**Requirement**
Print exactly what lies from the line with "Recreate this image" down to the line with "const Y_LABEL = 'content", counting both of those lines, but not the pictures.

──────────────────────────────

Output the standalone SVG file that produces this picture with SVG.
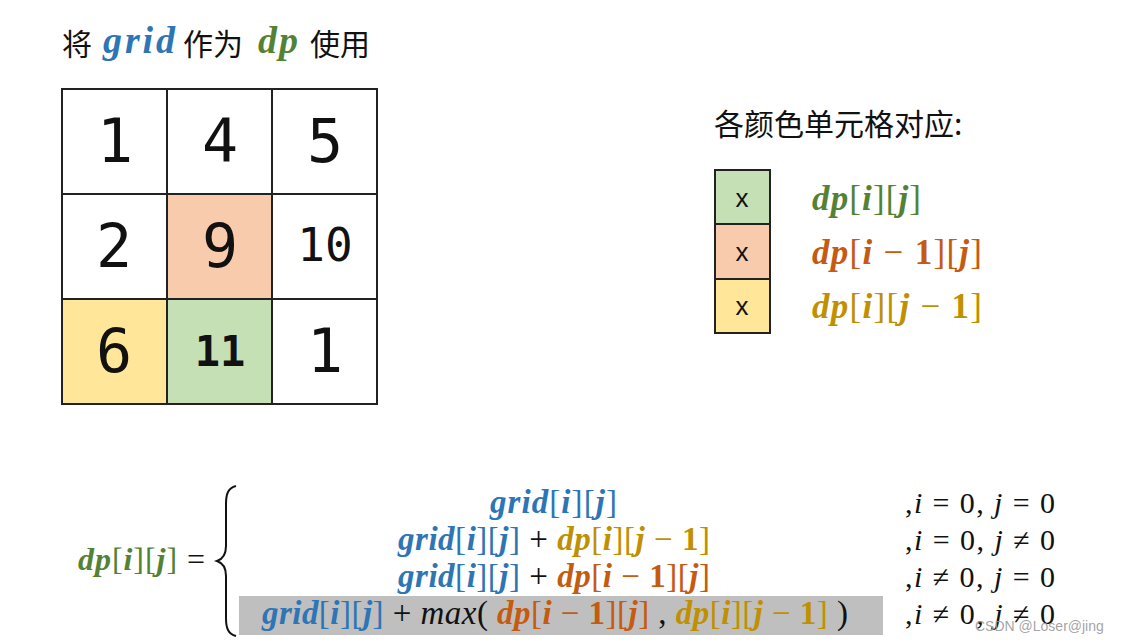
<svg xmlns="http://www.w3.org/2000/svg" width="1127" height="644" viewBox="0 0 1127 644">
<style>
.cjk{font-family:"Noto Sans CJK SC","Noto Sans",sans-serif;font-size:30px;fill:#111}
.m{font-family:"Liberation Serif",serif}
.bi{font-weight:bold;font-style:italic}
.b{font-weight:bold}
.it{font-style:italic}
.blue{fill:#2E75B6}.green{fill:#548235}.orange{fill:#C55A11}.gold{fill:#BF9000}.blk{fill:#111}
.cell{stroke:#222;stroke-width:2}
.num{font-family:"DejaVu Sans Mono",monospace;fill:#111;text-anchor:middle}
.lx{font-family:"Liberation Sans",sans-serif;font-size:26px;fill:#111;text-anchor:middle}
</style>
<rect width="1127" height="644" fill="#fff"/>
<g id="title">
<text x="62" y="55" class="cjk">将</text>
<text x="103" y="53" class="m bi blue" font-size="38" textLength="72">grid</text>
<text x="183" y="55" class="cjk">作为</text>
<text x="258" y="53" class="m bi green" font-size="38" textLength="40">dp</text>
<text x="310" y="55" class="cjk">使用</text>
</g>
<g id="grid">
<rect class="cell" x="62" y="89" width="105" height="105" fill="#fff"/>
<rect class="cell" x="167" y="89" width="105" height="105" fill="#fff"/>
<rect class="cell" x="272" y="89" width="105" height="105" fill="#fff"/>
<rect class="cell" x="62" y="194" width="105" height="105" fill="#fff"/>
<rect class="cell" x="167" y="194" width="105" height="105" fill="#F8CBAD"/>
<rect class="cell" x="272" y="194" width="105" height="105" fill="#fff"/>
<rect class="cell" x="62" y="299" width="105" height="105" fill="#FFE699"/>
<rect class="cell" x="167" y="299" width="105" height="105" fill="#C5E0B4"/>
<rect class="cell" x="272" y="299" width="105" height="105" fill="#fff"/>
<text class="num" x="115" y="162" font-size="60">1</text>
<text class="num" x="220" y="162" font-size="60">4</text>
<text class="num" x="325" y="162" font-size="60">5</text>
<text class="num" x="114" y="267" font-size="60">2</text>
<text class="num" x="220" y="267" font-size="60">9</text>
<text class="num" x="325" y="261" font-size="46">10</text>
<text class="num" x="114" y="372" font-size="60">6</text>
<text class="num" x="220" y="366" font-size="42" font-weight="bold">11</text>
<text class="num" x="325" y="372" font-size="60">1</text>
</g>
<g id="legend">
<text x="714" y="135" class="cjk">各颜色单元格对应:</text>
<rect class="cell" x="715" y="170" width="55" height="54" fill="#C5E0B4"/>
<rect class="cell" x="715" y="224" width="55" height="55" fill="#F8CBAD"/>
<rect class="cell" x="715" y="279" width="55" height="54" fill="#FFE699"/>
<text class="lx" x="742" y="207">x</text>
<text class="lx" x="742" y="261">x</text>
<text class="lx" x="742" y="315">x</text>
<text x="812" y="210" class="m green" font-size="35" textLength="109"><tspan class="bi">dp</tspan>[<tspan class="bi">i</tspan>][<tspan class="bi">j</tspan>]</text>
<text x="812" y="264" class="m orange" font-size="35" textLength="170"><tspan class="bi">dp</tspan>[<tspan class="bi">i</tspan> − <tspan class="b">1</tspan>][<tspan class="bi">j</tspan>]</text>
<text x="812" y="318" class="m gold" font-size="35" textLength="170"><tspan class="bi">dp</tspan>[<tspan class="bi">i</tspan>][<tspan class="bi">j</tspan> − <tspan class="b">1</tspan>]</text>
</g>
<g id="formula">
<rect x="239" y="596" width="644" height="39" fill="#BFBFBF"/>
<text x="78" y="570" class="m green" font-size="32" textLength="127"><tspan class="bi">dp</tspan>[<tspan class="bi">i</tspan>][<tspan class="bi">j</tspan>]<tspan class="blk"> =</tspan></text>
<path d="M236,486 C228,488 226,494 226,504 L226,546 C226,554 223,559 217,561 C223,563 226,568 226,576 L226,618 C226,628 228,634 236,636" fill="none" stroke="#111" stroke-width="2"/>
<text x="490" y="513" class="m blue" font-size="33" textLength="127"><tspan class="bi">grid</tspan>[<tspan class="bi">i</tspan>][<tspan class="bi">j</tspan>]</text>
<text x="398" y="550" class="m blue" font-size="33" textLength="312"><tspan class="bi">grid</tspan>[<tspan class="bi">i</tspan>][<tspan class="bi">j</tspan>]<tspan class="blk"> + </tspan><tspan class="gold"><tspan class="bi">dp</tspan>[<tspan class="bi">i</tspan>][<tspan class="bi">j</tspan> − <tspan class="b">1</tspan>]</tspan></text>
<text x="398" y="587" class="m blue" font-size="33" textLength="312"><tspan class="bi">grid</tspan>[<tspan class="bi">i</tspan>][<tspan class="bi">j</tspan>]<tspan class="blk"> + </tspan><tspan class="orange"><tspan class="bi">dp</tspan>[<tspan class="bi">i</tspan> − <tspan class="b">1</tspan>][<tspan class="bi">j</tspan>]</tspan></text>
<text x="262" y="624" class="m blue" font-size="33" textLength="586"><tspan class="bi">grid</tspan>[<tspan class="bi">i</tspan>][<tspan class="bi">j</tspan>]<tspan class="blk"> + <tspan class="it">max</tspan>( </tspan><tspan class="orange"><tspan class="bi">dp</tspan>[<tspan class="bi">i</tspan> − <tspan class="b">1</tspan>][<tspan class="bi">j</tspan>]</tspan><tspan class="blk"> , </tspan><tspan class="gold"><tspan class="bi">dp</tspan>[<tspan class="bi">i</tspan>][<tspan class="bi">j</tspan> − <tspan class="b">1</tspan>]</tspan><tspan class="blk"> )</tspan></text>
<text x="905" y="513" class="m blk" font-size="30" textLength="150">,<tspan class="it">i</tspan> = 0, <tspan class="it">j</tspan> = 0</text>
<text x="905" y="550" class="m blk" font-size="30" textLength="150">,<tspan class="it">i</tspan> = 0, <tspan class="it">j</tspan> ≠ 0</text>
<text x="905" y="587" class="m blk" font-size="30" textLength="150">,<tspan class="it">i</tspan> ≠ 0, <tspan class="it">j</tspan> = 0</text>
<text x="905" y="624" class="m blk" font-size="30" textLength="150">,<tspan class="it">i</tspan> ≠ 0, <tspan class="it">j</tspan> ≠ 0</text>
</g>
<text x="975" y="631" font-family="Liberation Sans, sans-serif" font-size="14" fill="#999" fill-opacity="0.9">CSDN @Loser@jing</text>
</svg>
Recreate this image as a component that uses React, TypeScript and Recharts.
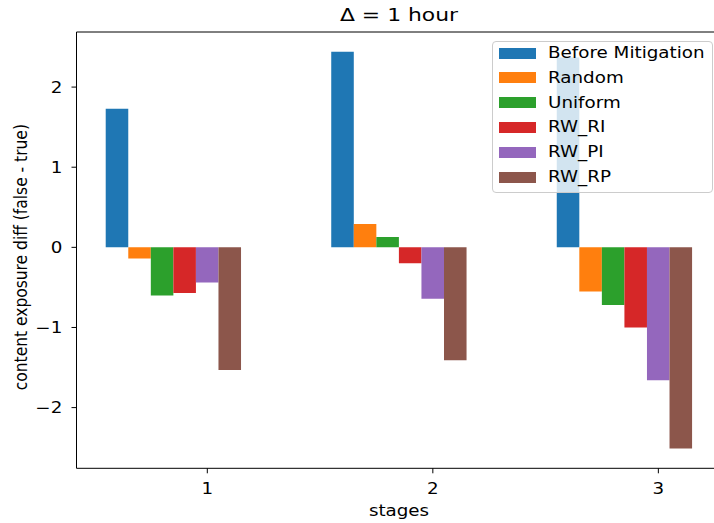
import React from 'react';
import { BarChart, Bar, XAxis, YAxis, Legend } from 'recharts';

// ---------- data ----------
const STAGES = [1, 2, 3];
const SERIES_NAMES = ['Before Mitigation', 'Random', 'Uniform', 'RW_RI', 'RW_PI', 'RW_RP'];
const BEFORE = [1.73, 2.44, 2.37];
const RANDOM = [-0.14, 0.29, -0.55];
const UNIFORM = [-0.6, 0.13, -0.72];
const RW_RI = [-0.57, -0.2, -1.0];
const RW_PI = [-0.44, -0.64, -1.66];
const RW_RP = [-1.53, -1.41, -2.51];
const Y_TICKS = [-2, -1, 0, 1, 2];
const TITLE = 'Δ = 1 hour';
const X_LABEL = 'stages';
const Y_LABEL = 'content exposure diff (false - true)';

// ---------- style ----------
const COLORS = ['#1f77b4', '#ff7f0e', '#2ca02c', '#d62728', '#9467bd', '#8c564b'];
const FONT = '"DejaVu Sans", sans-serif';
const FS = 15.5;
const SX = 1.18; // horizontal stretch of the reference text
const TITLE_FS = 17.5;
const TITLE_SX = 1.25;

const SERIES = [BEFORE, RANDOM, UNIFORM, RW_RI, RW_PI, RW_RP];
const KEYS = SERIES.map((_, k) => `s${k}`);
const rows = STAGES.map((stage, i) => {
  const r: Record<string, number> = { stage };
  SERIES.forEach((vals, k) => {
    r[KEYS[k]] = vals[i];
  });
  return r;
});

// matplotlib-like bar placement: width 0.1, series k centred at stage + (k-4)*0.1
const BAR_W = 0.1;
const OFFSETS = SERIES.map((_, k) => (k - 4) * BAR_W);
const xLo = Math.min(...STAGES) + Math.min(...OFFSETS) - BAR_W / 2;
const xHi = Math.max(...STAGES) + Math.max(...OFFSETS) + BAR_W / 2;
const xPad = 0.05 * (xHi - xLo);
const X_DOMAIN: [number, number] = [xLo - xPad, xHi + xPad];
const SHIFT = OFFSETS.reduce((a, b) => a + b, 0) / OFFSETS.length;
const BARS_DOMAIN: [number, number] = [X_DOMAIN[0] - SHIFT, X_DOMAIN[1] - SHIFT];

const allVals = SERIES.flat().concat([0]);
const yLo = Math.min(...allVals);
const yHi = Math.max(...allVals);
const yPad = 0.05 * (yHi - yLo);
const Y_DOMAIN: [number, number] = [yLo - yPad, yHi + yPad];

// ---------- layout ----------
const CHART_W = 730;
const CHART_H = 523;
const PLOT_LEFT = 76.5;
const PLOT_TOP = 32;
const TOP_AXIS_H = 1;
const PLOT_W = 645;
const PLOT_H = 436.3;
const MARGIN_RIGHT = CHART_W - PLOT_LEFT - PLOT_W;
const X_AXIS_H = CHART_H - PLOT_TOP - PLOT_H;
const BAR_PX = (PLOT_W * BAR_W) / (X_DOMAIN[1] - X_DOMAIN[0]);

const fmt = (v: number) => (v < 0 ? '\u2212' + Math.abs(v) : String(v));

const stretchText = (x: number, y: number, text: string, anchor: string, size = FS, sx = SX) => (
  <text
    transform={`translate(${x},${y}) scale(${sx},1)`}
    textAnchor={anchor}
    fontFamily={FONT}
    fontSize={size}
    fill="#000"
  >
    {text}
  </text>
);

const renderXTick = (p: any) => (
  <g>{stretchText(p.x, p.y + 16.5, fmt(p.payload.value), 'middle')}</g>
);

const renderYTick = (p: any) => (
  <g>{stretchText(p.x, p.y + 5.7, fmt(p.payload.value), 'end')}</g>
);

const renderXLabel = (p: any) => {
  const vb = p && p.viewBox ? p.viewBox : { x: PLOT_LEFT, y: PLOT_TOP + PLOT_H, width: PLOT_W };
  return stretchText(vb.x + vb.width / 2, PLOT_TOP + PLOT_H + 47.2, X_LABEL, 'middle');
};

const renderTitle = (p: any) => {
  const vb = p && p.viewBox ? p.viewBox : { x: PLOT_LEFT, y: PLOT_TOP, width: PLOT_W };
  return stretchText(vb.x + vb.width / 2, PLOT_TOP - 11.3, TITLE, 'middle', TITLE_FS, TITLE_SX);
};

const renderYLabel = () => {
  const cy = PLOT_TOP + PLOT_H / 2 + 7;
  return (
    <text
      transform={`translate(26.7,${cy}) rotate(-90) scale(1,${SX})`}
      textAnchor="middle"
      fontFamily={FONT}
      fontSize={FS}
      fill="#000"
    >
      {Y_LABEL}
    </text>
  );
};

const renderLegend = (props: any) => {
  const raw =
    props && props.payload && props.payload.length
      ? [...props.payload]
      : SERIES_NAMES.map((n, k) => ({ value: n, color: COLORS[k], dataKey: KEYS[k] }));
  const items = raw.sort((a: any, b: any) => KEYS.indexOf(a.dataKey) - KEYS.indexOf(b.dataKey));
  return (
    <div
      style={{
        boxSizing: 'border-box',
        width: 221,
        height: 152.6,
        border: '1px solid #cccccc',
        borderRadius: 4,
        background: 'rgba(255,255,255,0.8)',
        overflow: 'hidden',
      }}
    >
      <div style={{ marginTop: -1.1 }}>
        {items.map((it: any, i: number) => (
          <div key={i} style={{ display: 'flex', alignItems: 'center', height: 24.84, paddingLeft: 6.6 }}>
            <span style={{ display: 'inline-block', width: 36.4, height: 11, background: it.color, flex: 'none' }} />
            <span
              style={{
                display: 'inline-block',
                marginLeft: 12.8,
                fontFamily: FONT,
                fontSize: FS,
                color: '#000',
                transform: `scaleX(${SX})`,
                transformOrigin: 'left center',
                whiteSpace: 'nowrap',
                lineHeight: 1.164,
              }}
            >
              {it.value}
            </span>
          </div>
        ))}
      </div>
    </div>
  );
};

export default function App() {
  return (
    <div
      style={{
        position: 'fixed',
        left: 0,
        top: 0,
        width: 714,
        height: 523,
        overflow: 'hidden',
        background: '#fff',
      }}
    >
      <BarChart
        width={CHART_W}
        height={CHART_H}
        data={rows}
        margin={{ top: PLOT_TOP - TOP_AXIS_H, right: MARGIN_RIGHT, bottom: 0, left: 0 }}
        barGap={0}
        barSize={BAR_PX}
      >
        <XAxis
          xAxisId="base"
          type="number"
          dataKey="stage"
          domain={X_DOMAIN}
          allowDataOverflow
          ticks={STAGES}
          height={X_AXIS_H}
          tickSize={5}
          tickMargin={4}
          tick={renderXTick}
          axisLine={{ stroke: '#000' }}
          tickLine={{ stroke: '#000' }}
          label={{ content: renderXLabel }}
        />
        <XAxis
          xAxisId="top"
          orientation="top"
          type="number"
          dataKey="stage"
          domain={X_DOMAIN}
          allowDataOverflow
          ticks={STAGES}
          height={TOP_AXIS_H}
          tick={false}
          tickLine={false}
          axisLine={{ stroke: '#000' }}
          label={{ content: renderTitle }}
        />
        <XAxis
          xAxisId="shifted"
          type="number"
          dataKey="stage"
          domain={BARS_DOMAIN}
          allowDataOverflow
          tickCount={3}
          hide
        />
        <YAxis
          type="number"
          domain={Y_DOMAIN}
          allowDataOverflow
          ticks={Y_TICKS}
          width={PLOT_LEFT}
          tickSize={5}
          tickMargin={9}
          tick={renderYTick}
          axisLine={{ stroke: '#000' }}
          tickLine={{ stroke: '#000' }}
          label={{ content: renderYLabel }}
        />
        {KEYS.map((k, i) => (
          <Bar
            key={k}
            xAxisId="shifted"
            dataKey={k}
            name={SERIES_NAMES[i]}
            fill={COLORS[i]}
            isAnimationActive={false}
          />
        ))}
        <Legend
          layout="vertical"
          align="center"
          verticalAlign="middle"
          content={renderLegend}
          wrapperStyle={{ left: 491.7, top: 40.7, width: 221, height: 152.6, right: 'auto', bottom: 'auto' }}
        />
      </BarChart>
    </div>
  );
}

──────────────────────────────

**Worked solution**
Recreate this image as a component that uses React, TypeScript and Recharts.
import React from 'react';
import { BarChart, Bar, XAxis, YAxis, Legend } from 'recharts';

// ---------- data ----------
const STAGES = [1, 2, 3];
const SERIES_NAMES = ['Before Mitigation', 'Random', 'Uniform', 'RW_RI', 'RW_PI', 'RW_RP'];
const BEFORE = [1.73, 2.44, 2.37];
const RANDOM = [-0.14, 0.29, -0.55];
const UNIFORM = [-0.6, 0.13, -0.72];
const RW_RI = [-0.57, -0.2, -1.0];
const RW_PI = [-0.44, -0.64, -1.66];
const RW_RP = [-1.53, -1.41, -2.51];
const Y_TICKS = [-2, -1, 0, 1, 2];
const TITLE = 'Δ = 1 hour';
const X_LABEL = 'stages';
const Y_LABEL = 'content exposure diff (false - true)';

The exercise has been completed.